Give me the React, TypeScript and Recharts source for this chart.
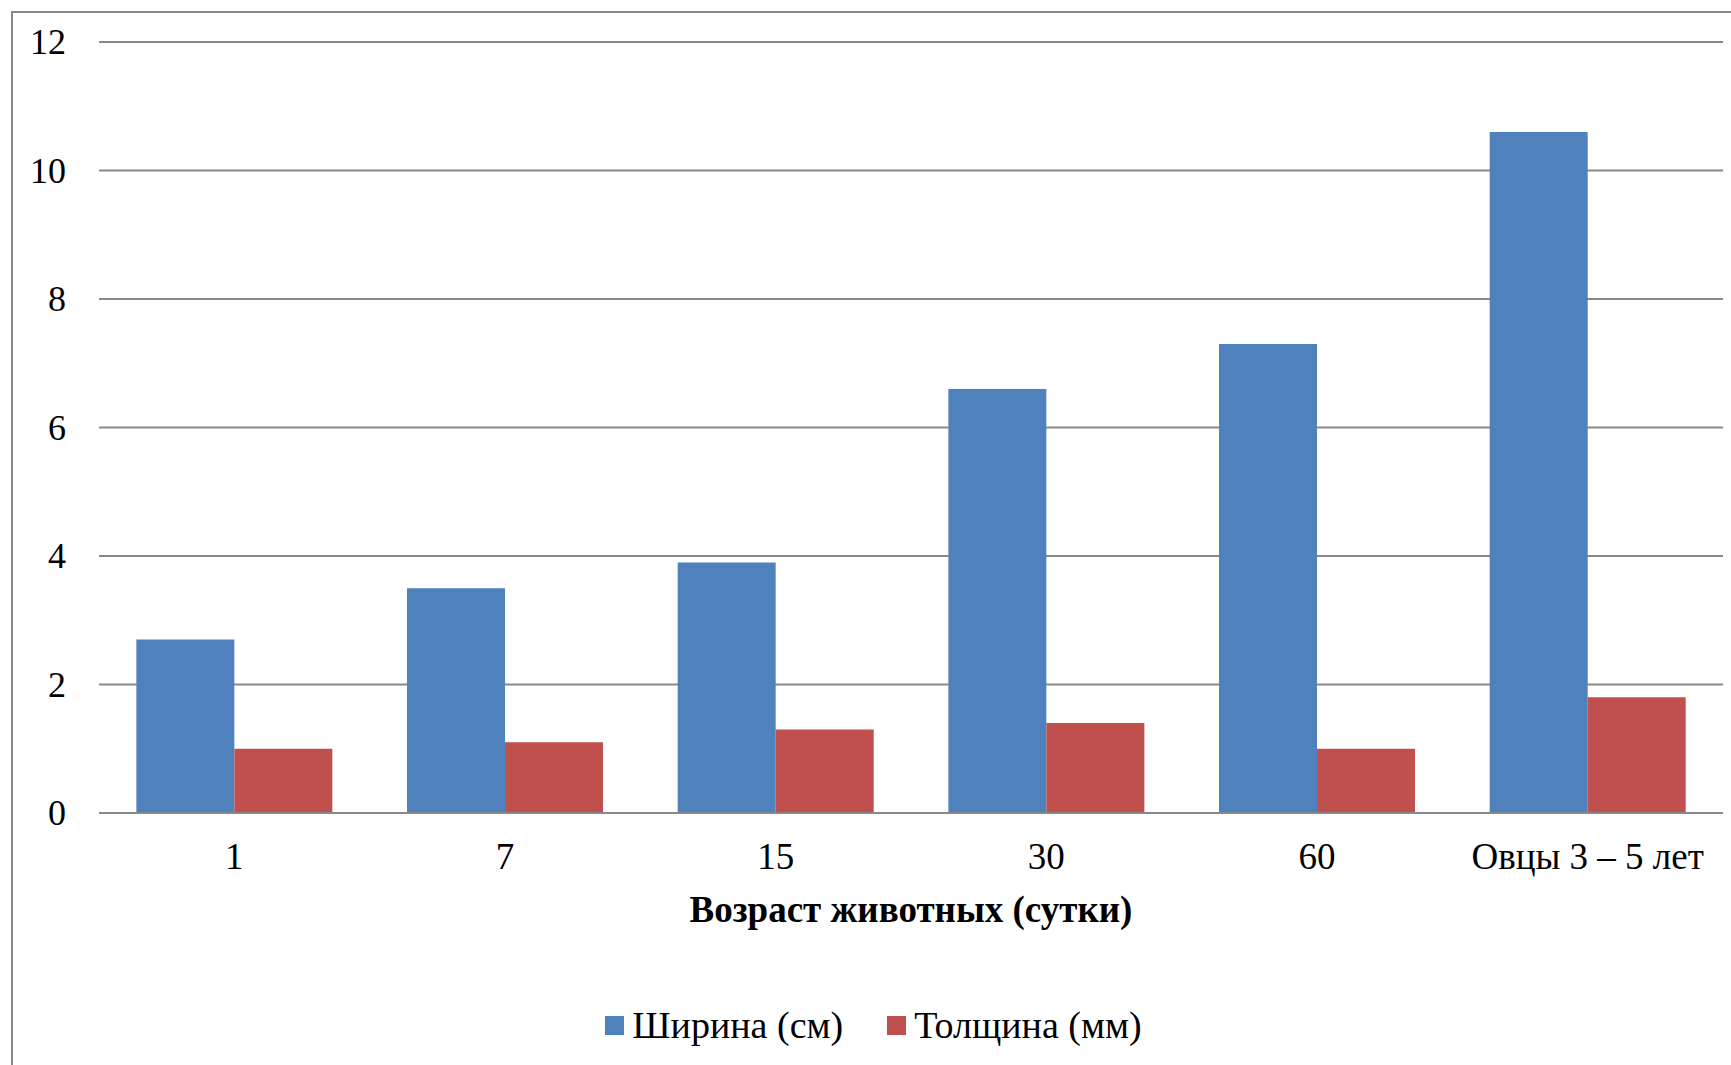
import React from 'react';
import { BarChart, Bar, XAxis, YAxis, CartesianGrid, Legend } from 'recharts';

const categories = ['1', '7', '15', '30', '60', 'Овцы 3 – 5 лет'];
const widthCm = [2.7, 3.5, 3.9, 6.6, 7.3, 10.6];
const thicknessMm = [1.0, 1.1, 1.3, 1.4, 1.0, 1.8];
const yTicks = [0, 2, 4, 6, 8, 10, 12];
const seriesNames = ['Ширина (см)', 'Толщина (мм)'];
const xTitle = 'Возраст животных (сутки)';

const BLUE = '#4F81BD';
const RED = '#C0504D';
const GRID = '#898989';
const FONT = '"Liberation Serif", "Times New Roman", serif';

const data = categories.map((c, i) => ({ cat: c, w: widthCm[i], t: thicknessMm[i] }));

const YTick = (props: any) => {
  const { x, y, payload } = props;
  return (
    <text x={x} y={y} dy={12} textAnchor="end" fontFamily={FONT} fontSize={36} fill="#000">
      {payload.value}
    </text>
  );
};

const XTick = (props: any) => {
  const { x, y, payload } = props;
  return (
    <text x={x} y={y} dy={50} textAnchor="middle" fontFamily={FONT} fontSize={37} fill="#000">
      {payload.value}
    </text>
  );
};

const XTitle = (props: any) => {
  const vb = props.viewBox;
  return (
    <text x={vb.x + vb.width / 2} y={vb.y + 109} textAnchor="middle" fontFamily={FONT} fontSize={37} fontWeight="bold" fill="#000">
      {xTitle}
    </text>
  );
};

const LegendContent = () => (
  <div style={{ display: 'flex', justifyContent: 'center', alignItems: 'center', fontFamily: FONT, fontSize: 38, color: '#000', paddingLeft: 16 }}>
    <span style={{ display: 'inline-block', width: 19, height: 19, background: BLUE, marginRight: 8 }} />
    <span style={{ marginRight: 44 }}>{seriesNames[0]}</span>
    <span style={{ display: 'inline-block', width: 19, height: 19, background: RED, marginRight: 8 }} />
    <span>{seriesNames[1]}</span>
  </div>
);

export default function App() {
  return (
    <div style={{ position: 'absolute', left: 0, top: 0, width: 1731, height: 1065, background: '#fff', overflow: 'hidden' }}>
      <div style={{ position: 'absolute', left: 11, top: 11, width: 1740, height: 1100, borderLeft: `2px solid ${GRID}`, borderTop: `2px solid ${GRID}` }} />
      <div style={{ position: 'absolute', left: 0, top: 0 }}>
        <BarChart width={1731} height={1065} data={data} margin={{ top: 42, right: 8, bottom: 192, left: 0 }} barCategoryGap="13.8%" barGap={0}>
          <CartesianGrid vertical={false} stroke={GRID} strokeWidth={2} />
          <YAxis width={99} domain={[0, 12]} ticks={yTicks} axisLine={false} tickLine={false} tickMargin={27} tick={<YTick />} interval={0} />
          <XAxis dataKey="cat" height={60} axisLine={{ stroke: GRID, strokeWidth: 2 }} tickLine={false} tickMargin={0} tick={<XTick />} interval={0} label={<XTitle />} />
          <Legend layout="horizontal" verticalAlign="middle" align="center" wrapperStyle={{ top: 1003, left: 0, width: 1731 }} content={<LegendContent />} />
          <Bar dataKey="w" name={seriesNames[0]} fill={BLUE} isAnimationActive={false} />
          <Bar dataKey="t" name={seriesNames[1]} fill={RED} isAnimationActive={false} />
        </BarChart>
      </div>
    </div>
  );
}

> **REQUIRED WORK**
How many lines in the listing above contain "React"? Answer with the number alone.

> **WRITTEN REPLY**
2